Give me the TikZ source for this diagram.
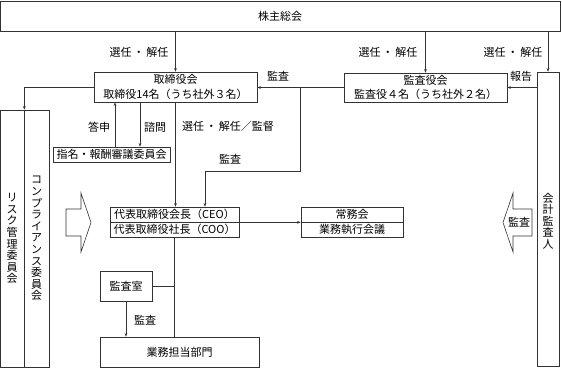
\documentclass[tikz,border=0pt]{standalone}
\usepackage{fontspec}
\setmainfont{Noto Sans CJK JP}
\usetikzlibrary{arrows.meta,positioning,calc}

\begin{document}
\begin{tikzpicture}[x=1pt,y=-1pt,
    blk/.style={rectangle,draw=black!80,inner sep=0pt,align=center,font=\fontsize{11}{14.5}\selectfont,line width=0.6pt},
    vblk/.style={blk,font=\fontsize{11}{11.6}\selectfont},
    lbl/.style={inner sep=0pt,font=\fontsize{11}{12}\selectfont},
    arr/.style={-{Stealth[length=1.3mm]},draw=black!80,line width=0.6pt},
]
\useasboundingbox (0,0) rectangle (562,368);

\node[blk,minimum width=560pt,minimum height=30pt] (share) at (280,16) {株主総会};
\node[blk,minimum width=163pt,minimum height=30pt] (board) at (175.5,87) {取締役会\\取締役14名（うち社外３名）};
\node[blk,minimum width=163pt,minimum height=29pt] (kansa) at (425.5,87.5) {監査役会\\監査役４名（うち社外２名）};
\node[blk,minimum width=22pt,minimum height=294pt] (auditor) at (548,219) {};
\node[vblk,draw=none] (audtxt) at (548,221) {会\\計\\監\\査\\人};
\node[blk,minimum width=117pt,minimum height=15pt] (nomi) at (111.5,154.5) {指名・報酬審議委員会};
\node[vblk,minimum width=24pt,minimum height=257pt] (risk) at (12,238.5) {リ\\ス\\ク\\管\\理\\委\\員\\会};
\node[vblk,minimum width=25pt,minimum height=257pt] (comp) at (36.5,238.5) {コ\\ン\\プ\\ラ\\イ\\ア\\ン\\ス\\委\\員\\会};

\node[blk,minimum width=129pt,minimum height=15pt] (ceo) at (174.5,214.5) {代表取締役会長（CEO）};
\node[blk,minimum width=129pt,minimum height=15pt] (coo) at (174.5,229.5) {代表取締役社長（COO）};
\node[blk,minimum width=102pt,minimum height=15pt] (jomu) at (352,214.5) {常務会};
\node[blk,minimum width=102pt,minimum height=15pt] (shikko) at (352,229.5) {業務執行会議};
\node[blk,minimum width=52pt,minimum height=30pt] (room) at (126,286) {監査室};
\node[blk,minimum width=159pt,minimum height=30pt] (dept) at (179.5,352) {業務担当部門};

% hollow arrows
\draw[draw=black!80,line width=0.6pt] (66,209) -- (81,209) -- (81,193) -- (91,222.5) -- (81,252) -- (81,236) -- (66,236) -- cycle;
\draw[draw=black!80,line width=0.6pt] (532,209) -- (513,209) -- (513,193) -- (503,222.5) -- (513,252) -- (513,236) -- (532,236) -- cycle;
\node[lbl] (hkansa) at (519,222.5) {監査};

\draw[arr] (share.south -| board.north) -- (board.north);
\draw[arr] (share.south -| kansa.north) -- (kansa.north);
\draw[arr] (share.south -| auditor.north) -- (auditor.north);
\draw[arr] (kansa.west) -- (kansa.west -| board.east);
\draw[arr] (auditor.west |- kansa.east) -- (kansa.east);
\draw[arr] (board.west) -| (risk.north east);
\draw[arr] ([xshift=3.5pt]nomi.north) -- ([xshift=3.5pt]nomi.north |- board.south);
\draw[arr] ([xshift=28.5pt]nomi.north |- board.south) -- ([xshift=28.5pt]nomi.north);
\draw[arr] (board.south) -- (board.south |- ceo.north);
\coordinate (kturn) at (300,171);
\draw[arr] (kturn |- kansa.west) -- (kturn) -| ([xshift=30.5pt]ceo.north);
\draw[arr] (ceo.south east) -- (jomu.south west);
\draw[draw=black!80,line width=0.6pt] (coo.south) -- (coo.south |- dept.north);
\draw[draw=black!80,line width=0.6pt] (room.east) -- (room.east -| coo.south);
\draw[arr] (room.south) -- (room.south |- dept.north);

\node[lbl] (sn1) at (139,52) {選任\,・\,解任};
\node[lbl] (sn2) at (388,52) {選任\,・\,解任};
\node[lbl] (sn3) at (513,52) {選任\,・\,解任};
\node[lbl] (kb) at (278,76) {監査};
\node[lbl] (hk) at (521,76) {報告};
\node[lbl] (ts) at (99,127) {答申};
\node[lbl] (sm) at (155,127) {諮問};
\node[lbl] (ks) at (228,126) {選任\,・\,解任／監督};
\node[lbl] (kc) at (230,159) {監査};
\node[lbl] (kd) at (145,320) {監査};
\end{tikzpicture}
\end{document}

- - - - - - -

Do this: Return the whole listing, word for word, and leave out every picture.

Final result:
Give me the TikZ source for this diagram.
\documentclass[tikz,border=0pt]{standalone}
\usepackage{fontspec}
\setmainfont{Noto Sans CJK JP}
\usetikzlibrary{arrows.meta,positioning,calc}

\begin{document}
\begin{tikzpicture}[x=1pt,y=-1pt,
    blk/.style={rectangle,draw=black!80,inner sep=0pt,align=center,font=\fontsize{11}{14.5}\selectfont,line width=0.6pt},
    vblk/.style={blk,font=\fontsize{11}{11.6}\selectfont},
    lbl/.style={inner sep=0pt,font=\fontsize{11}{12}\selectfont},
    arr/.style={-{Stealth[length=1.3mm]},draw=black!80,line width=0.6pt},
]
\useasboundingbox (0,0) rectangle (562,368);

\node[blk,minimum width=560pt,minimum height=30pt] (share) at (280,16) {株主総会};
\node[blk,minimum width=163pt,minimum height=30pt] (board) at (175.5,87) {取締役会\\取締役14名（うち社外３名）};
\node[blk,minimum width=163pt,minimum height=29pt] (kansa) at (425.5,87.5) {監査役会\\監査役４名（うち社外２名）};
\node[blk,minimum width=22pt,minimum height=294pt] (auditor) at (548,219) {};
\node[vblk,draw=none] (audtxt) at (548,221) {会\\計\\監\\査\\人};
\node[blk,minimum width=117pt,minimum height=15pt] (nomi) at (111.5,154.5) {指名・報酬審議委員会};
\node[vblk,minimum width=24pt,minimum height=257pt] (risk) at (12,238.5) {リ\\ス\\ク\\管\\理\\委\\員\\会};
\node[vblk,minimum width=25pt,minimum height=257pt] (comp) at (36.5,238.5) {コ\\ン\\プ\\ラ\\イ\\ア\\ン\\ス\\委\\員\\会};

\node[blk,minimum width=129pt,minimum height=15pt] (ceo) at (174.5,214.5) {代表取締役会長（CEO）};
\node[blk,minimum width=129pt,minimum height=15pt] (coo) at (174.5,229.5) {代表取締役社長（COO）};
\node[blk,minimum width=102pt,minimum height=15pt] (jomu) at (352,214.5) {常務会};
\node[blk,minimum width=102pt,minimum height=15pt] (shikko) at (352,229.5) {業務執行会議};
\node[blk,minimum width=52pt,minimum height=30pt] (room) at (126,286) {監査室};
\node[blk,minimum width=159pt,minimum height=30pt] (dept) at (179.5,352) {業務担当部門};

% hollow arrows
\draw[draw=black!80,line width=0.6pt] (66,209) -- (81,209) -- (81,193) -- (91,222.5) -- (81,252) -- (81,236) -- (66,236) -- cycle;
\draw[draw=black!80,line width=0.6pt] (532,209) -- (513,209) -- (513,193) -- (503,222.5) -- (513,252) -- (513,236) -- (532,236) -- cycle;
\node[lbl] (hkansa) at (519,222.5) {監査};

\draw[arr] (share.south -| board.north) -- (board.north);
\draw[arr] (share.south -| kansa.north) -- (kansa.north);
\draw[arr] (share.south -| auditor.north) -- (auditor.north);
\draw[arr] (kansa.west) -- (kansa.west -| board.east);
\draw[arr] (auditor.west |- kansa.east) -- (kansa.east);
\draw[arr] (board.west) -| (risk.north east);
\draw[arr] ([xshift=3.5pt]nomi.north) -- ([xshift=3.5pt]nomi.north |- board.south);
\draw[arr] ([xshift=28.5pt]nomi.north |- board.south) -- ([xshift=28.5pt]nomi.north);
\draw[arr] (board.south) -- (board.south |- ceo.north);
\coordinate (kturn) at (300,171);
\draw[arr] (kturn |- kansa.west) -- (kturn) -| ([xshift=30.5pt]ceo.north);
\draw[arr] (ceo.south east) -- (jomu.south west);
\draw[draw=black!80,line width=0.6pt] (coo.south) -- (coo.south |- dept.north);
\draw[draw=black!80,line width=0.6pt] (room.east) -- (room.east -| coo.south);
\draw[arr] (room.south) -- (room.south |- dept.north);

\node[lbl] (sn1) at (139,52) {選任\,・\,解任};
\node[lbl] (sn2) at (388,52) {選任\,・\,解任};
\node[lbl] (sn3) at (513,52) {選任\,・\,解任};
\node[lbl] (kb) at (278,76) {監査};
\node[lbl] (hk) at (521,76) {報告};
\node[lbl] (ts) at (99,127) {答申};
\node[lbl] (sm) at (155,127) {諮問};
\node[lbl] (ks) at (228,126) {選任\,・\,解任／監督};
\node[lbl] (kc) at (230,159) {監査};
\node[lbl] (kd) at (145,320) {監査};
\end{tikzpicture}
\end{document}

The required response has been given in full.